El pecado es la causa de nuestra desgracia; pero
las transgresiones del creyente verdadero a la ley divina son todas perdonadas
puesto que están cubiertas por la expiación. Cristo llevó sus pecados, en
consecuencia, no se le imputan. Puesto que se nos imputa la justicia de Cristo,
y por haber sido hechos justicia de Dios en Él, no se nos imputa nuestra
iniquidad, porque Dios cargó sobre Él el pecado de todos nosotros, y lo hizo
ofrenda por el pecado por nosotros. No imputar el pecado es un acto de Dios,
porque Él es el Juez. Dios es el que justifica.

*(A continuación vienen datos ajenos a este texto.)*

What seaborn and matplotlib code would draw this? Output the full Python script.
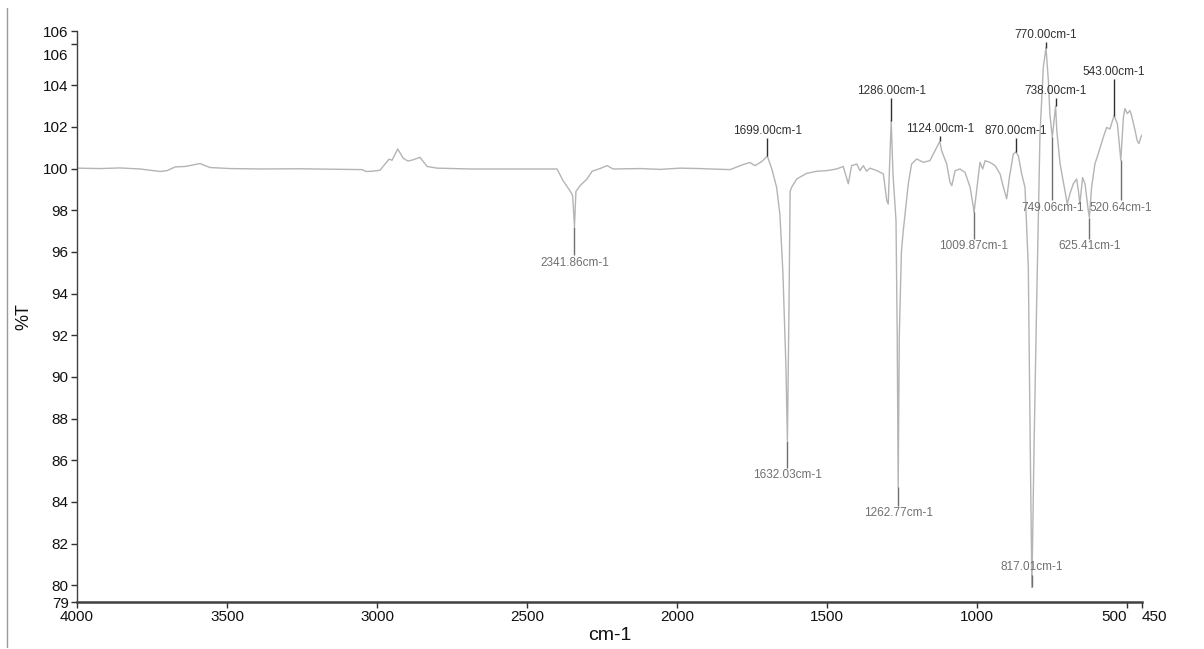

Fijaos en el carácter de aquel
cuyos pecados son perdonados; es sincero y busca la santificación por el poder
del Espíritu Santo. No profesa arrepentirse con la intención de darse el gusto
pecando, porque el Señor esté listo para perdonar. No abusa de la doctrina de
la libre gracia. Y al hombre cuya iniquidad es perdonada, se le promete toda
clase de bendiciones.
El gozo santo es el corazón y
el alma de la alabanza, cosa que se pide
al justo. La alabanza de agradecimiento es el aliento y el lenguaje del gozo
santo. Los cánticos son la expresión
adecuada de la alabanza por gratitud. Todo don debemos usarlo con toda nuestra
destreza y fervor al servicio de Dios.
Todas sus promesas son sabias y
buenas. Recta es su Palabra y, por tanto, sólo estamos bien cuando estamos de
acuerdo con ella. Toda su obra es hecha con fidelidad. Él es el justo Jehová,
por tanto, ama la justicia. ¡Qué lástima es que esta tierra, que está tan llena
de pruebas y de muestras de la bondad de Dios, esté tan vacía de alabanzas a
Él; y que haya tan pocos que vivan para su gloria en las multitudes que viven
de su generosidad! Lo que el Señor hace, lo hace a propósito y permanece firme.